**AIM**
Omit every picture and return the rest of the data unaltered.

**INFORMATION SHOWN**
__________

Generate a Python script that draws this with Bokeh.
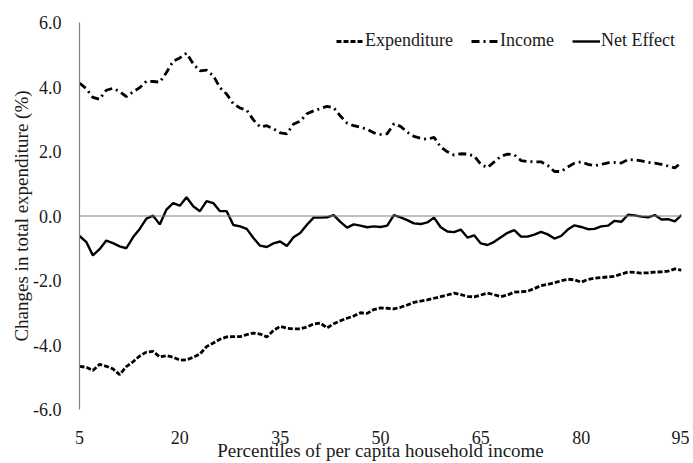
from bokeh.plotting import figure
from bokeh.models import Range1d, FixedTicker, Span, Legend, LegendItem, ColumnDataSource, CustomJSTickFormatter
from bokeh.embed import file_html
from bokeh.resources import INLINE

percentiles = list(range(5, 96))

income = [4.12, 3.95, 3.68, 3.62, 3.90, 3.96, 3.86, 3.70, 3.85, 3.98,
          4.18, 4.17, 4.15, 4.45, 4.80, 4.90, 5.05, 4.72, 4.50, 4.52,
          4.35, 3.98, 3.78, 3.48, 3.35, 3.28, 2.98, 2.76, 2.80, 2.70,
          2.58, 2.55, 2.85, 2.94, 3.17, 3.26, 3.33, 3.40, 3.36, 3.10,
          2.88, 2.80, 2.75, 2.69, 2.58, 2.53, 2.55, 2.86, 2.78, 2.60,
          2.47, 2.41, 2.38, 2.44, 2.14, 1.99, 1.89, 1.93, 1.92, 1.86,
          1.60, 1.50, 1.68, 1.85, 1.92, 1.90, 1.72, 1.69, 1.68, 1.68,
          1.57, 1.38, 1.38, 1.52, 1.64, 1.68, 1.60, 1.56, 1.60, 1.65,
          1.66, 1.64, 1.75, 1.74, 1.71, 1.66, 1.64, 1.60, 1.55, 1.49,
          1.66]

net_effect = [-0.62, -0.80, -1.22, -1.03, -0.76, -0.84, -0.94, -1.00, -0.66, -0.40,
              -0.08, 0.01, -0.26, 0.20, 0.40, 0.32, 0.58, 0.30, 0.15, 0.46,
              0.40, 0.15, 0.15, -0.28, -0.32, -0.40, -0.68, -0.92, -0.96, -0.85,
              -0.79, -0.93, -0.66, -0.53, -0.27, -0.05, -0.05, -0.04, 0.03, -0.18,
              -0.36, -0.26, -0.30, -0.35, -0.32, -0.34, -0.30, 0.03, -0.04, -0.13,
              -0.23, -0.25, -0.20, -0.05, -0.35, -0.48, -0.50, -0.42, -0.67, -0.60,
              -0.85, -0.90, -0.80, -0.66, -0.52, -0.44, -0.64, -0.64, -0.58, -0.49,
              -0.57, -0.70, -0.62, -0.42, -0.29, -0.34, -0.41, -0.40, -0.32, -0.30,
              -0.15, -0.18, 0.04, 0.02, -0.02, -0.04, 0.03, -0.11, -0.10, -0.17,
              0.03]

expenditure = [-4.66, -4.69, -4.79, -4.60, -4.66, -4.74, -4.92, -4.67, -4.52, -4.34,
               -4.22, -4.20, -4.37, -4.33, -4.38, -4.47, -4.46, -4.38, -4.28, -4.05,
               -3.94, -3.82, -3.75, -3.74, -3.74, -3.68, -3.63, -3.66, -3.75, -3.55,
               -3.42, -3.48, -3.50, -3.50, -3.44, -3.35, -3.32, -3.47, -3.34, -3.25,
               -3.17, -3.10, -3.00, -3.02, -2.90, -2.85, -2.86, -2.88, -2.83, -2.76,
               -2.68, -2.64, -2.60, -2.55, -2.50, -2.45, -2.39, -2.44, -2.49, -2.51,
               -2.45, -2.39, -2.44, -2.50, -2.45, -2.36, -2.35, -2.33, -2.25, -2.16,
               -2.12, -2.07, -2.01, -1.96, -1.98, -2.05, -1.97, -1.93, -1.91, -1.89,
               -1.87, -1.80, -1.74, -1.75, -1.77, -1.76, -1.74, -1.73, -1.71, -1.64,
               -1.68]

x_ticks = [5, 20, 35, 50, 65, 80, 95]
y_ticks = [-6, -4, -2, 0, 2, 4, 6]
x_title = "Percentiles of per capita household income"
y_title = "Changes in total expenditure (%)"

FONT = "Liberation Serif"
FS = "18px"
FS_TITLE = "19px"
TXT = "#1a1a1a"
GRAY = "#808080"

src = ColumnDataSource(dict(p=percentiles, inc=income, net=net_effect, exp=expenditure))

p = figure(width=689, height=463, output_backend="svg", toolbar_location=None,
           x_range=Range1d(5, 95), y_range=Range1d(-6, 6),
           min_border_left=79, min_border_right=8, min_border_top=22, min_border_bottom=53)
p.outline_line_color = None
p.grid.grid_line_color = None
p.background_fill_color = "white"

r_exp = p.line("p", "exp", source=src, line_color="black", line_width=2.8, line_dash="5 2")
r_inc = p.line("p", "inc", source=src, line_color="black", line_width=2.8, line_dash="8 4 2 4")
r_net = p.line("p", "net", source=src, line_color="black", line_width=2.4)

p.add_layout(Span(location=0, dimension="width", line_color=GRAY, line_width=1.2))

xa = p.xaxis[0]
xa.ticker = FixedTicker(ticks=x_ticks)
xa.axis_line_color = None
xa.major_tick_line_color = None
xa.minor_tick_line_color = None
xa.major_tick_out = 0
xa.major_tick_in = 0
xa.major_label_standoff = 21
xa.major_label_text_font = FONT
xa.major_label_text_font_size = FS
xa.major_label_text_color = TXT
xa.axis_label = x_title
xa.axis_label_standoff = -7
xa.axis_label_text_font = FONT
xa.axis_label_text_font_style = "normal"
xa.axis_label_text_font_size = FS_TITLE
xa.axis_label_text_color = TXT

ya = p.yaxis[0]
ya.ticker = FixedTicker(ticks=y_ticks)
ya.formatter = CustomJSTickFormatter(code="return tick.toFixed(1);")
ya.axis_line_color = GRAY
ya.axis_line_width = 1.2
ya.major_tick_line_color = None
ya.minor_tick_line_color = None
ya.major_tick_out = 0
ya.major_tick_in = 0
ya.major_label_standoff = 18
ya.axis_label = y_title
ya.axis_label_standoff = -2
ya.axis_label_text_font = FONT
ya.axis_label_text_font_style = "normal"
ya.axis_label_text_font_size = FS_TITLE
ya.axis_label_text_color = TXT
ya.major_label_text_font = FONT
ya.major_label_text_font_size = FS
ya.major_label_text_color = TXT

legend = Legend(items=[LegendItem(label="Expenditure", renderers=[r_exp]),
                       LegendItem(label="Income", renderers=[r_inc]),
                       LegendItem(label="Net Effect", renderers=[r_net])],
                orientation="horizontal", location=(257, 358),
                label_text_font=FONT, label_text_font_size=FS, label_text_color=TXT,
                glyph_width=28, glyph_height=18, label_standoff=1, spacing=18,
                padding=0, margin=0, border_line_color=None, background_fill_alpha=0)
p.add_layout(legend, "center")

open("out.html", "w").write(file_html(p, INLINE))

__________

**SOLUTION**
Generate a Python script that draws this with Bokeh.
from bokeh.plotting import figure
from bokeh.models import Range1d, FixedTicker, Span, Legend, LegendItem, ColumnDataSource, CustomJSTickFormatter
from bokeh.embed import file_html
from bokeh.resources import INLINE

percentiles = list(range(5, 96))

income = [4.12, 3.95, 3.68, 3.62, 3.90, 3.96, 3.86, 3.70, 3.85, 3.98,
          4.18, 4.17, 4.15, 4.45, 4.80, 4.90, 5.05, 4.72, 4.50, 4.52,
          4.35, 3.98, 3.78, 3.48, 3.35, 3.28, 2.98, 2.76, 2.80, 2.70,
          2.58, 2.55, 2.85, 2.94, 3.17, 3.26, 3.33, 3.40, 3.36, 3.10,
          2.88, 2.80, 2.75, 2.69, 2.58, 2.53, 2.55, 2.86, 2.78, 2.60,
          2.47, 2.41, 2.38, 2.44, 2.14, 1.99, 1.89, 1.93, 1.92, 1.86,
          1.60, 1.50, 1.68, 1.85, 1.92, 1.90, 1.72, 1.69, 1.68, 1.68,
          1.57, 1.38, 1.38, 1.52, 1.64, 1.68, 1.60, 1.56, 1.60, 1.65,
          1.66, 1.64, 1.75, 1.74, 1.71, 1.66, 1.64, 1.60, 1.55, 1.49,
          1.66]

net_effect = [-0.62, -0.80, -1.22, -1.03, -0.76, -0.84, -0.94, -1.00, -0.66, -0.40,
              -0.08, 0.01, -0.26, 0.20, 0.40, 0.32, 0.58, 0.30, 0.15, 0.46,
              0.40, 0.15, 0.15, -0.28, -0.32, -0.40, -0.68, -0.92, -0.96, -0.85,
              -0.79, -0.93, -0.66, -0.53, -0.27, -0.05, -0.05, -0.04, 0.03, -0.18,
              -0.36, -0.26, -0.30, -0.35, -0.32, -0.34, -0.30, 0.03, -0.04, -0.13,
              -0.23, -0.25, -0.20, -0.05, -0.35, -0.48, -0.50, -0.42, -0.67, -0.60,
              -0.85, -0.90, -0.80, -0.66, -0.52, -0.44, -0.64, -0.64, -0.58, -0.49,
              -0.57, -0.70, -0.62, -0.42, -0.29, -0.34, -0.41, -0.40, -0.32, -0.30,
              -0.15, -0.18, 0.04, 0.02, -0.02, -0.04, 0.03, -0.11, -0.10, -0.17,
              0.03]

expenditure = [-4.66, -4.69, -4.79, -4.60, -4.66, -4.74, -4.92, -4.67, -4.52, -4.34,
               -4.22, -4.20, -4.37, -4.33, -4.38, -4.47, -4.46, -4.38, -4.28, -4.05,
               -3.94, -3.82, -3.75, -3.74, -3.74, -3.68, -3.63, -3.66, -3.75, -3.55,
               -3.42, -3.48, -3.50, -3.50, -3.44, -3.35, -3.32, -3.47, -3.34, -3.25,
               -3.17, -3.10, -3.00, -3.02, -2.90, -2.85, -2.86, -2.88, -2.83, -2.76,
               -2.68, -2.64, -2.60, -2.55, -2.50, -2.45, -2.39, -2.44, -2.49, -2.51,
               -2.45, -2.39, -2.44, -2.50, -2.45, -2.36, -2.35, -2.33, -2.25, -2.16,
               -2.12, -2.07, -2.01, -1.96, -1.98, -2.05, -1.97, -1.93, -1.91, -1.89,
               -1.87, -1.80, -1.74, -1.75, -1.77, -1.76, -1.74, -1.73, -1.71, -1.64,
               -1.68]

x_ticks = [5, 20, 35, 50, 65, 80, 95]
y_ticks = [-6, -4, -2, 0, 2, 4, 6]
x_title = "Percentiles of per capita household income"
y_title = "Changes in total expenditure (%)"

FONT = "Liberation Serif"
FS = "18px"
FS_TITLE = "19px"
TXT = "#1a1a1a"
GRAY = "#808080"

src = ColumnDataSource(dict(p=percentiles, inc=income, net=net_effect, exp=expenditure))

p = figure(width=689, height=463, output_backend="svg", toolbar_location=None,
           x_range=Range1d(5, 95), y_range=Range1d(-6, 6),
           min_border_left=79, min_border_right=8, min_border_top=22, min_border_bottom=53)
p.outline_line_color = None
p.grid.grid_line_color = None
p.background_fill_color = "white"

r_exp = p.line("p", "exp", source=src, line_color="black", line_width=2.8, line_dash="5 2")
r_inc = p.line("p", "inc", source=src, line_color="black", line_width=2.8, line_dash="8 4 2 4")
r_net = p.line("p", "net", source=src, line_color="black", line_width=2.4)

p.add_layout(Span(location=0, dimension="width", line_color=GRAY, line_width=1.2))

xa = p.xaxis[0]
xa.ticker = FixedTicker(ticks=x_ticks)
xa.axis_line_color = None
xa.major_tick_line_color = None
xa.minor_tick_line_color = None
xa.major_tick_out = 0
xa.major_tick_in = 0
xa.major_label_standoff = 21
xa.major_label_text_font = FONT
xa.major_label_text_font_size = FS
xa.major_label_text_color = TXT
xa.axis_label = x_title
xa.axis_label_standoff = -7
xa.axis_label_text_font = FONT
xa.axis_label_text_font_style = "normal"
xa.axis_label_text_font_size = FS_TITLE
xa.axis_label_text_color = TXT

ya = p.yaxis[0]
ya.ticker = FixedTicker(ticks=y_ticks)
ya.formatter = CustomJSTickFormatter(code="return tick.toFixed(1);")
ya.axis_line_color = GRAY
ya.axis_line_width = 1.2
ya.major_tick_line_color = None
ya.minor_tick_line_color = None
ya.major_tick_out = 0
ya.major_tick_in = 0
ya.major_label_standoff = 18
ya.axis_label = y_title
ya.axis_label_standoff = -2
ya.axis_label_text_font = FONT
ya.axis_label_text_font_style = "normal"
ya.axis_label_text_font_size = FS_TITLE
ya.axis_label_text_color = TXT
ya.major_label_text_font = FONT
ya.major_label_text_font_size = FS
ya.major_label_text_color = TXT

legend = Legend(items=[LegendItem(label="Expenditure", renderers=[r_exp]),
                       LegendItem(label="Income", renderers=[r_inc]),
                       LegendItem(label="Net Effect", renderers=[r_net])],
                orientation="horizontal", location=(257, 358),
                label_text_font=FONT, label_text_font_size=FS, label_text_color=TXT,
                glyph_width=28, glyph_height=18, label_standoff=1, spacing=18,
                padding=0, margin=0, border_line_color=None, background_fill_alpha=0)
p.add_layout(legend, "center")

open("out.html", "w").write(file_html(p, INLINE))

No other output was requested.